Source excerpt:
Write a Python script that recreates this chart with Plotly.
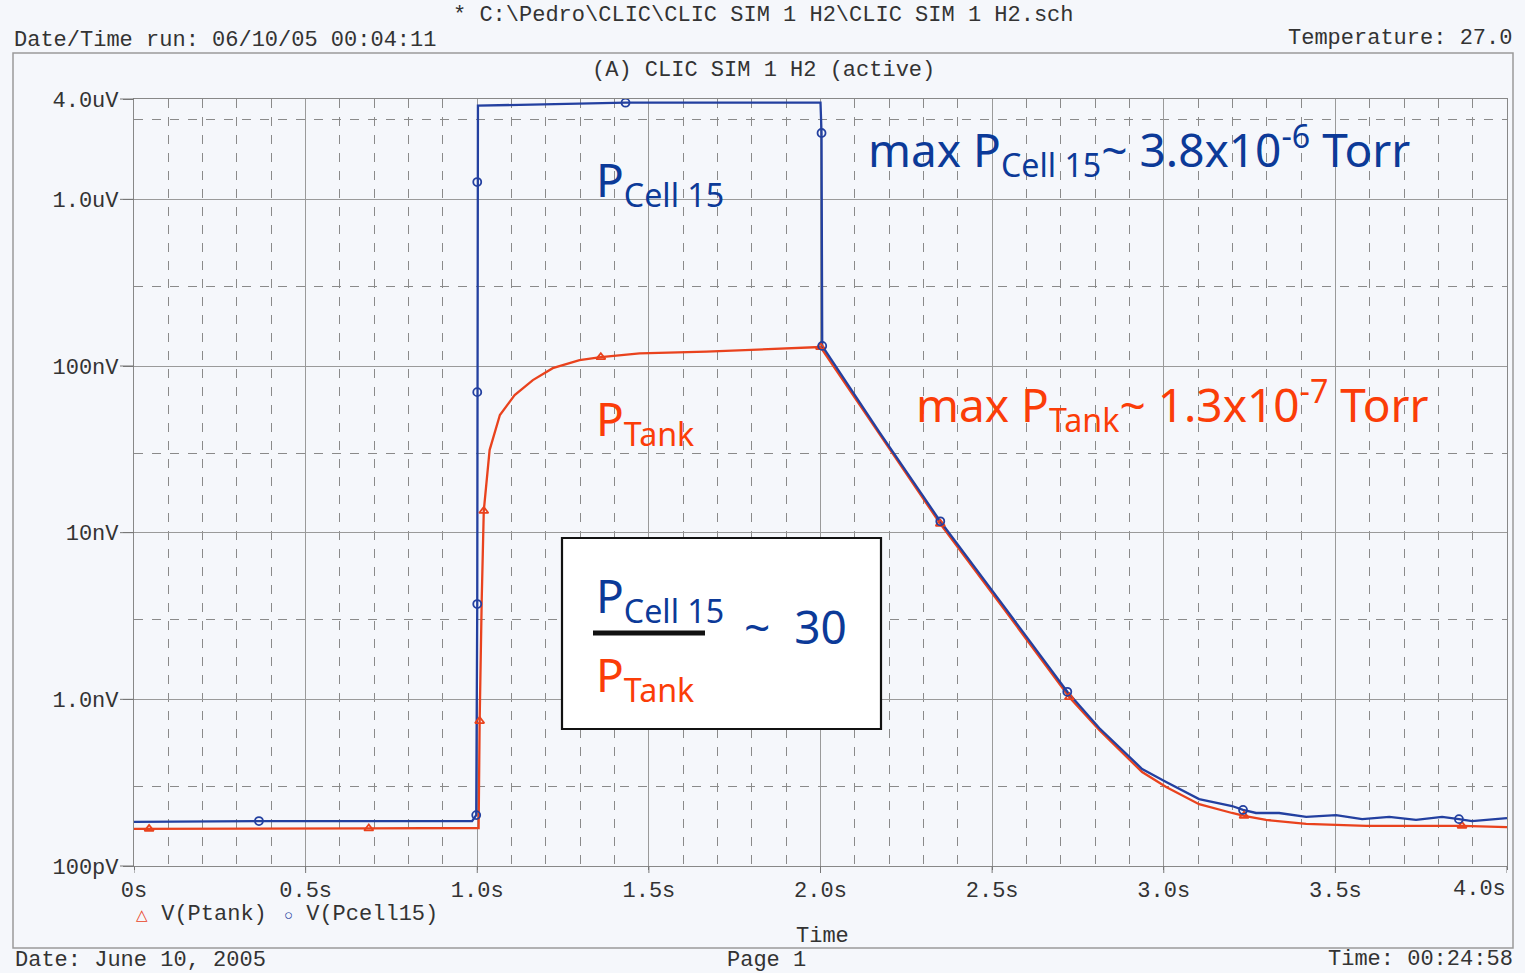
import math
import plotly.graph_objects as go

# ---- simulation traces (time in s, value in V) ----
cell_t = [0.0, 0.364, 0.985, 0.997, 1.000, 1.000, 1.000, 1.002, 1.432, 2.000, 2.003, 2.005,
          2.172, 2.349, 2.521, 2.719, 2.812, 2.937, 3.007, 3.103, 3.199, 3.231, 3.269, 3.336,
          3.415, 3.502, 3.578, 3.657, 3.735, 3.811, 3.860, 3.898, 4.0]
cell_v = [1.84e-10, 1.86e-10, 1.86e-10, 2.02e-10, 3.73e-9, 6.97e-8, 1.27e-6, 3.65e-6, 3.8e-6,
          3.8e-6, 2.5e-6, 1.32e-7, 4.0e-8, 1.17e-8, 3.94e-9, 1.11e-9, 6.73e-10, 3.82e-10,
          3.19e-10, 2.52e-10, 2.29e-10, 2.17e-10, 2.08e-10, 2.08e-10, 1.97e-10, 2.02e-10,
          1.91e-10, 1.97e-10, 1.89e-10, 1.97e-10, 1.91e-10, 1.86e-10, 1.94e-10]
cell_marks = [1, 3, 4, 5, 6, 8, 10, 11, 13, 15, 21, 30]

tank_t = [0.0, 0.044, 0.684, 1.004, 1.007, 1.013, 1.019, 1.036, 1.066, 1.109, 1.162, 1.220,
          1.298, 1.360, 1.473, 1.668, 1.850, 2.000, 2.172, 2.349, 2.521, 2.725, 2.812, 2.937,
          3.007, 3.103, 3.199, 3.234, 3.298, 3.415, 3.590, 3.869, 4.0]
tank_v = [1.67e-10, 1.67e-10, 1.68e-10, 1.69e-10, 7.41e-10, 3.94e-9, 1.35e-8, 3.13e-8, 5.08e-8,
          6.69e-8, 8.23e-8, 9.71e-8, 1.085e-7, 1.13e-7, 1.19e-7, 1.22e-7, 1.26e-7, 1.3e-7,
          3.9e-8, 1.13e-8, 3.8e-9, 1.03e-9, 6.55e-10, 3.66e-10, 2.98e-10, 2.35e-10, 2.08e-10,
          2.0e-10, 1.89e-10, 1.79e-10, 1.74e-10, 1.74e-10, 1.71e-10]
tank_marks = [1, 2, 4, 6, 13, 17, 19, 21, 27, 31]

x_ticks = [0.0, 0.5, 1.0, 1.5, 2.0, 2.5, 3.0, 3.5, 4.0]
x_labels = ["0s", "0.5s", "1.0s", "1.5s", "2.0s", "2.5s", "3.0s", "3.5s", "4.0s"]
y_ticks = [1e-10, 1e-9, 1e-8, 1e-7, 1e-6, 4e-6]
y_labels = ["100pV", "1.0nV", "10nV", "100nV", "1.0uV", "4.0uV"]
y_minor = [3e-10, 3e-9, 3e-8, 3e-7, 3e-6]

BLUE = "#2340a0"
ORANGE = "#e9421d"
TXT_BLUE = "#0c3a98"
TXT_RED = "#fb3d08"
MONO = "Liberation Mono"
SANS = "Noto Sans"
BG = "#f5f7fb"

W, H = 1525, 973
L, R, T, B = 134, 18, 99, 107
PW, PH = W - L - R, H - T - B
Y_LO, Y_HI = -10.0, math.log10(4e-6)


def px(x, y):
    """pixel position -> paper coordinates"""
    return (x - L) / PW, (H - B - y) / PH


def ypaper(v):
    return (math.log10(v) - Y_LO) / (Y_HI - Y_LO)


fig = go.Figure()

fig.add_trace(go.Scatter(x=tank_t, y=tank_v, mode="lines", line=dict(color=ORANGE, width=2.3),
                         showlegend=False, hoverinfo="skip"))
fig.add_trace(go.Scatter(x=cell_t, y=cell_v, mode="lines", line=dict(color=BLUE, width=2.3),
                         showlegend=False, hoverinfo="skip"))
fig.add_trace(go.Scatter(x=[tank_t[i] for i in tank_marks], y=[tank_v[i] for i in tank_marks],
                         mode="markers", name="V(Ptank)",
                         marker=dict(symbol="triangle-up-open", size=8, color=ORANGE,
                                     line=dict(width=1.8, color=ORANGE)),
                         showlegend=False))
fig.add_trace(go.Scatter(x=[cell_t[i] for i in cell_marks], y=[cell_v[i] for i in cell_marks],
                         mode="markers", name="V(Pcell15)",
                         marker=dict(symbol="circle-open", size=8, color=BLUE,
                                     line=dict(width=1.8, color=BLUE)),
                         showlegend=False))

fig.update_xaxes(range=[0, 4.0], tickvals=x_ticks, ticktext=x_labels[:-1] + [""],
                 ticks="outside", ticklen=3, tickcolor="#777", tickwidth=1,
                 showgrid=True, gridcolor="#9a9a9a", gridwidth=1,
                 showline=True, linecolor="#888", linewidth=1.2, mirror=True,
                 zeroline=False,
                 tickfont=dict(family=MONO, size=22, color="#333"),
                 minor=dict(dtick=0.1, tick0=0, showgrid=True, gridcolor="#8a8a8a",
                            griddash="dash", gridwidth=1, ticks=""))
fig.update_yaxes(type="log", range=[Y_LO, Y_HI], tickvals=y_ticks, ticktext=y_labels,
                 ticks="outside", ticklen=10, tickcolor="#777", tickwidth=1,
                 showgrid=True, gridcolor="#9a9a9a", gridwidth=1,
                 showline=True, linecolor="#888", linewidth=1.2, mirror=True,
                 zeroline=False,
                 tickfont=dict(family=MONO, size=22, color="#333"),
                 minor=dict(tickmode="array", tickvals=y_minor, showgrid=True,
                            gridcolor="#8a8a8a", griddash="dash", gridwidth=1, ticks=""))

shapes = []
# full-length tick marks
for xv in x_ticks:
    shapes.append(dict(type="line", xref="x", yref="paper", x0=xv, x1=xv, y0=0, y1=-7 / PH,
                       line=dict(color="#777", width=1)))
for yv in y_ticks:
    yp = ypaper(yv)
    shapes.append(dict(type="line", xref="paper", yref="paper", x0=0, x1=-14 / PW, y0=yp, y1=yp,
                       line=dict(color="#777", width=1)))
# outer page frame
x0, y0 = px(13, 53)
x1, y1 = px(1513, 948)
shapes.append(dict(type="rect", xref="paper", yref="paper", x0=x0, y0=y0, x1=x1, y1=y1,
                   line=dict(color="#9a9a9a", width=1.5), fillcolor="rgba(0,0,0,0)", layer="below"))
# ratio box
x0, y0 = px(562, 538)
x1, y1 = px(881, 729)
shapes.append(dict(type="rect", xref="paper", yref="paper", x0=x0, y0=y0, x1=x1, y1=y1,
                   line=dict(color="#111", width=2.2), fillcolor="white"))
# fraction bar
x0, y0 = px(593, 633)
x1, _ = px(705, 633)
shapes.append(dict(type="line", xref="paper", yref="paper", x0=x0, y0=y0, x1=x1, y1=y0,
                   line=dict(color="#111", width=5)))

ann = []


def note(text, x, y, size, color, family=MONO, xa="left", ya="middle"):
    ax, ay = px(x, y)
    ann.append(dict(text=text, x=ax, y=ay, xref="paper", yref="paper", showarrow=False,
                    xanchor=xa, yanchor=ya, font=dict(family=family, size=size, color=color)))


# page header / footer
note("* C:\\Pedro\\CLIC\\CLIC SIM 1 H2\\CLIC SIM 1 H2.sch", 763, 15, 22, "#333", xa="center")
note("Date/Time run: 06/10/05 00:04:11", 12, 40, 22, "#333")
note("Temperature: 27.0", 1514, 38, 22, "#333", xa="right")
note("(A) CLIC SIM 1 H2 (active)", 763, 70, 22, "#333", xa="center")
note("4.0s", 1508, 889, 22, "#333", xa="right")
note('<span style="color:%s;font-size:15px">△</span> V(Ptank)' % ORANGE, 134, 914, 22, "#333")
note('<span style="color:%s;font-size:15px">○</span> V(Pcell15)' % BLUE, 282, 914, 22, "#333")
note("Time", 822, 936, 22, "#333", xa="center")
note("Date: June 10, 2005", 13, 960, 22, "#333")
note("Page 1", 766, 960, 22, "#333", xa="center")
note("Time: 00:24:58", 1515, 959, 22, "#333", xa="right")

# physics annotations
note("max P<sub>Cell 15</sub>~ 3.8x10<sup>-6</sup> Torr", 866, 150, 46, TXT_BLUE, SANS)
note("max P<sub>Tank</sub>~ 1.3x10<sup>-7</sup> Torr", 914, 405, 46, TXT_RED, SANS)
note("P<sub>Cell 15</sub>", 594, 182, 46, TXT_BLUE, SANS)
note("P<sub>Tank</sub>", 594, 421, 46, TXT_RED, SANS)
note("P<sub>Cell 15</sub>", 594, 598, 46, TXT_BLUE, SANS)
note("P<sub>Tank</sub>", 594, 677, 46, TXT_RED, SANS)
note("~  30", 742, 626, 46, TXT_BLUE, SANS)

fig.update_layout(width=W, height=H, margin=dict(l=L, r=R, t=T, b=B),
                  paper_bgcolor=BG, plot_bgcolor=BG, showlegend=False,
                  shapes=shapes, annotations=ann)

fig.write_html("out.html")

Task brief:
Your task is to reproduce exactly the lines from the start of the data above through the line containing "import plotly.graph_objects as go", leaving every picture out.

Solved problem:
Write a Python script that recreates this chart with Plotly.
import math
import plotly.graph_objects as go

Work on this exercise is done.